Queries Process to many Bytes

I used Logcli to run a 1 hour metric query, Logcli --stats output stats the query proccessed 5.0GB of uncompressed bytes.

Store.DecompressedBytes: 5.0GB

This doesn’t make sense, my cluster ingests as a whole around 300KB per second, so even if the query pulls every single chunk ingested in the 1 hour time range i’m querying the query would only need to process 1.08GB not to mention i’m filtering the logs by the filename label.

Creating Grafana panels of Loki metric queries is unusable without caching, each query takes forever, I think a good place to start tuning this is understanding why each query processes so much data.

I’m using boltdb-shipper as the index store and s3 as the chunk store. I thought that there is some problem with how index files are saved, that they might be pointing to larger than desired sets of data so I added a compactor instance in an attempt to prevent duplicate chunks from being loaded by queries. This indeed helped and the same query reported to process 3.6GB of uncompressed bytes.

Store.DecompressedBytes: 3.6GB

Any idea on how exactly chunks are loaded by queriers? Or general thoughts on how to decrease queries time.

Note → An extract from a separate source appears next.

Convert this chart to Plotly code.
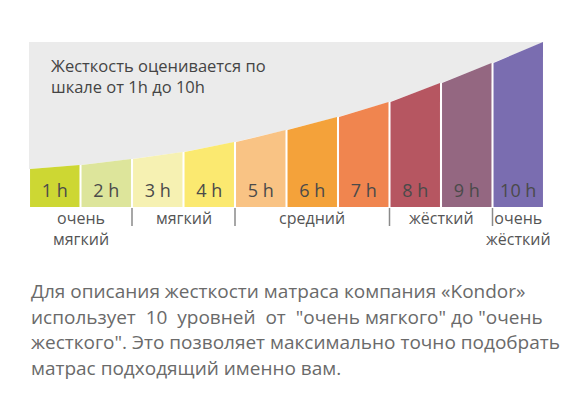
import plotly.graph_objects as go

# hardness levels
levels = ['1 h', '2 h', '3 h', '4 h', '5 h', '6 h', '7 h', '8 h', '9 h', '10 h']
colors = ['#cdd733', '#dde59b', '#f6f1b2', '#fbe970', '#f9c384',
          '#f4a23a', '#f0854f', '#b65661', '#946781', '#7a6db0']
# height of the curve at each bar edge (11 edges)
edge_heights = [38, 42, 48, 55, 65, 77, 90, 105, 124, 144, 165]

# groups under the bars: (first level, last level, text)
groups = [(0, 1, 'очень<br>мягкий'), (2, 3, 'мягкий'), (4, 6, 'средний'),
          (7, 8, 'жёсткий'), (9, 9, 'очень<br>жёсткий')]
separators = [2, 4, 7, 9]

title_text = 'Жесткость оценивается по<br>шкале от 1h до 10h'
para_lines = ['Для описания жесткости матраса компания «Kondor»',
              'использует\u00a0\u00a010\u00a0\u00a0уровней\u00a0\u00a0от\u00a0\u00a0"очень мягкого" до "очень',
              'жесткого". Это позволяет максимально точно подобрать',
              'матрас подходящий именно вам.']

fig = go.Figure()

n = len(levels)
edges = list(range(n + 1))
top = max(edge_heights)

# grey area above the curve
fig.add_trace(go.Scatter(
    x=edges + [edges[-1], edges[0]],
    y=edge_heights + [top, top],
    fill='toself', fillcolor='#ebebeb', mode='none', hoverinfo='skip'))

gap = 0.02
for i in range(n):
    x0, x1 = edges[i] + gap, edges[i + 1] - gap
    fig.add_trace(go.Scatter(
        x=[x0, x1, x1, x0, x0],
        y=[0, 0, edge_heights[i + 1], edge_heights[i], 0],
        fill='toself', fillcolor=colors[i], mode='none', hoverinfo='skip'))

# labels inside the bars
fig.add_trace(go.Scatter(
    x=[i + 0.5 for i in range(n)], y=[15] * n, mode='text', text=levels,
    textfont=dict(family='Open Sans', size=18, color='#4a4a4a'), hoverinfo='skip'))

for s in separators:
    fig.add_shape(type='line', x0=s, x1=s, y0=-1, y1=-19,
                  line=dict(color='#8a8a8a', width=1.5))

for a, b, txt in groups:
    fig.add_annotation(x=(a + b + 1) / 2, y=2, text=txt, showarrow=False,
                       yanchor='top', font=dict(family='Open Sans', size=16, color='#555555'))

fig.add_annotation(x=0.38, y=155, text=title_text, showarrow=False, xanchor='left',
                   yanchor='top', align='left',
                   font=dict(family='Open Sans', size=16.5, color='#444444'))

for k, line in enumerate(para_lines):
    fig.add_annotation(x=0, y=-84 - 25.5 * k, text=line, showarrow=False, xanchor='left',
                       font=dict(family='Open Sans', size=19, color='#6a6a6a'))

# the page puts the figure 8px from the top-left corner
px_per_unit = 51.5
x_left = -(29 - 8) / px_per_unit
y_top = 207 - 8
fig.update_layout(
    width=570, height=407, margin=dict(l=0, r=0, t=0, b=0),
    paper_bgcolor='white', plot_bgcolor='white', showlegend=False,
    xaxis=dict(range=[x_left, x_left + 570 / px_per_unit], visible=False, fixedrange=True),
    yaxis=dict(range=[y_top - 407, y_top], visible=False, fixedrange=True),
)

fig.write_html('out.html')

We are running Loki on vm’s, 2 query frontends, 3 queriers (with 12 cpu’s each), 4 ingesters, 2 distributors, 1 compactor.

auth_enabled: false

server:
  graceful_shutdown_timeout: 5s
  grpc_server_max_concurrent_streams: 1000
  grpc_server_max_recv_msg_size: 104857600
  grpc_server_max_send_msg_size: 104857600
  http_listen_port: 3100,
  http_server_idle_timeout: 120s,
  http_server_write_timeout: 1m 

distributor:
  ring:
    kvstore:
      store: memberlist

ingester:
  chunk_encoding: snappy
  chunk_block_size: 262144
  chunk_target_size: 4000000
  chunk_idle_period: 15m
  lifecycler:
    heartbeat_period: 5s
    join_after: 30s
    num_tokens: 512
    ring:
      heartbeat_timeout: 1m
      kvstore:
        store: memberlist
      replication_factor: 3
    final_sleep: 0s
  max_transfer_retries: 60

ingester_client:
  grpc_client_config:
    max_recv_msg_size: 67108864
  remote_timeout: 1s

frontend:
  compress_responses: true
  log_queries_longer_than: 5s
  max_outstanding_per_tenant: 1024

frontend_worker:
  frontend_address: frontend:9096
  grpc_client_config:
    max_send_msg_size: 104857600
  parallelism: 12

limits_config:
  enforce_metric_name: false
  ingestion_burst_size_mb: 10
  ingestion_rate_mb: 5
  ingestion_rate_strategy: local
  max_cache_freshness_per_query: 10m
  max_global_streams_per_user: 10000
  max_query_length: 12000h
  max_query_parallelism: 256
  max_streams_per_user: 0
  reject_old_samples: true
  reject_old_samples_max_age: 168h

querier:
  query_ingesters_within: 2h

query_range:
  align_queries_with_step: true
  max_retries: 5 
  parallelise_shardable_queries: true
  split_queries_by_interval: 30m

schema_config:
  configs:
    - from: 2020-06-10
      store: boltdb-shipper
      object_store: s3
      schema: v11
      index:
        prefix: test_
        period: 24h

compactor:
  working_directory: /opt/loki/compactor
  shared_store: s3

storage_config:
  aws:
    bucketnames: bucket_names
    endpoint: endpoint
    region: region
    access_key_id: mysecret_key_id
    secret_access_key: mysecret_access_key
    http_config:
      idle_conn_timeout: 90s
      response_header_timeout: 0s
      insecure_skip_verify: true
    s3forcepathstyle: true
  boltdb-shipper:
    active_index_directory /opt/loki/boltdb-shipper-active
    cache_location /opt/loki/boltdb-shipper-cache
    shared_store: s3
 
memberlist:
   abort_if_cluster_join_fails: false
   bind_addr:
     - the_bind_ip_address
   bind_port: 7946
   join_members:
     - ip_address:7946
     - off_all_the_loki_components:7946